A regularization that penalizes weights by their sum of absolute values. L1 regularization reduces irrelevant feature weights to 0. Zero-weighted features are eliminated from the model.
L1 regularization, commonly known as Lasso regularization, prevents overfitting and improves generalization in AI machine learning models like linear regression, logistic regression, and neural networks.
Mathematical representation of L1 regularization.
L1 = λ * ∑ |wi|
where
L1 – L1 regularization penalty term
λ – a hyperparameter controls the penalty strength
wi – the model weights
∑ – the summation done for the overall weights.
L1 regularization pushes weights towards zero, simplifying the model and minimal features. This can help with feature selection and model simplification, improving the generalization on unknown and unseen data.
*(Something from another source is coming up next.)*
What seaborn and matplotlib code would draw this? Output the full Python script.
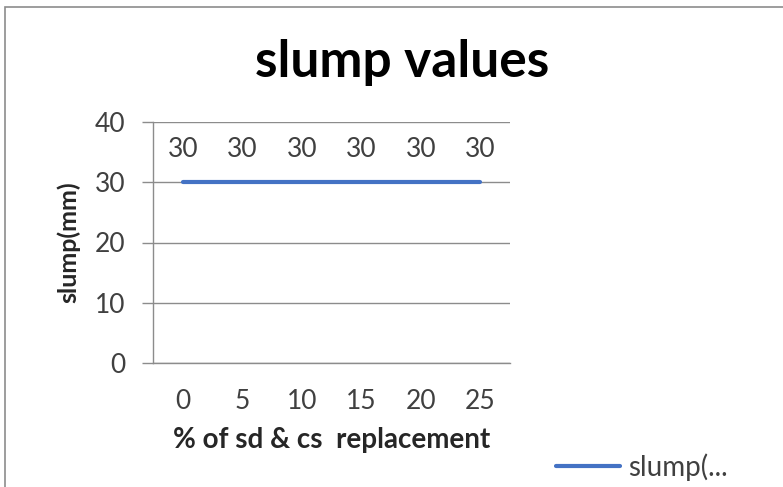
import matplotlib
matplotlib.use("Agg")
import matplotlib.pyplot as plt
from matplotlib.patches import Rectangle
from matplotlib.ticker import FixedLocator
import seaborn as sns
import pandas as pd

# Slump test results for each replacement level
replacement = ["0", "5", "10", "15", "20", "25"]
slump_mm = [30, 30, 30, 30, 30, 30]
series_name = "slump(mm)"
y_ticks = [0, 10, 20, 30, 40]

df = pd.DataFrame({"replacement": replacement, "slump": slump_mm})

sns.set_style("white")
plt.rcParams["font.family"] = ["Lato", "DejaVu Sans"]

W, H = 783, 487
fig = plt.figure(figsize=(W / 100, H / 100), dpi=100)
ax = fig.add_axes([153 / W, 1 - 363 / H, (510 - 153) / W, (363 - 122) / H])

line_color = "#4472C4"
grid_color = "#8C8C8C"
text_color = "#404040"

sns.lineplot(data=df, x="replacement", y="slump", ax=ax, color=line_color,
             linewidth=3, label="slump(...", sort=False)

# value labels above each point
for i, v in enumerate(slump_mm):
    ax.annotate(str(v), (i, v), xytext=(0, 14.5), textcoords="offset points",
                ha="center", va="bottom", fontsize=19, color=text_color)

ax.set_xlim(-0.5, len(replacement) - 0.5)
ax.set_ylim(0, 40)
ax.set_yticks(y_ticks)
ax.set_xticks(range(len(replacement)))
ax.set_xticklabels(replacement)
ax.xaxis.set_minor_locator(FixedLocator([i - 0.5 for i in range(len(replacement) + 1)]))

ax.grid(axis="y", color=grid_color, linewidth=1)
ax.set_axisbelow(True)
for side in ["top", "right"]:
    ax.spines[side].set_visible(False)
for side in ["left", "bottom"]:
    ax.spines[side].set_color(grid_color)
    ax.spines[side].set_linewidth(1)

ax.tick_params(axis="x", which="major", length=0, pad=19, labelsize=19, labelcolor=text_color)
ax.tick_params(axis="x", which="minor", length=7, width=1, color=grid_color, direction="out")
ax.tick_params(axis="y", length=8, width=1, color=grid_color, pad=12, labelsize=19,
               labelcolor=text_color, left=True)

ax.set_xlabel("% of sd & cs  replacement", fontsize=20, fontweight="bold", labelpad=9)
ax.set_ylabel(series_name, fontsize=18, fontweight="bold", labelpad=10)

fig.text(402 / W, 1 - 62 / H, "slump values", ha="center", va="center",
         fontsize=37, fontweight="bold", color="black")

leg = ax.legend(loc="center left", bbox_to_anchor=(531 / W, 1 - 467 / H),
                bbox_transform=fig.transFigure, frameon=False, fontsize=20,
                handlelength=2.3, handletextpad=0.3)
for t in leg.get_texts():
    t.set_color(text_color)

# chart frame
fig.patches.append(Rectangle((5 / W, -0.1), 2.0, (H - 7) / H + 0.1,
                             transform=fig.transFigure, fill=False,
                             edgecolor="#8C8C8C", linewidth=1.2))

fig.savefig("out.png", dpi=100)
Applications of L1 Regularization
Linear regression
Linear regression uses L1 regularization by adding the L1 penalty term to the cost function during training, which is later minimized using an optimization algorithm like gradient descent. The L1 penalty term enables the model to build sparse output, which can be used for feature selection and model simplification, improving generalization performance.
Logistic regression
Similar to linear regression, L1 regularization is applied to logistic regression by adding the L1 penalty term to the loss function during training. This allows the model to generate sparse solutions, improving generalization and preventing overfitting.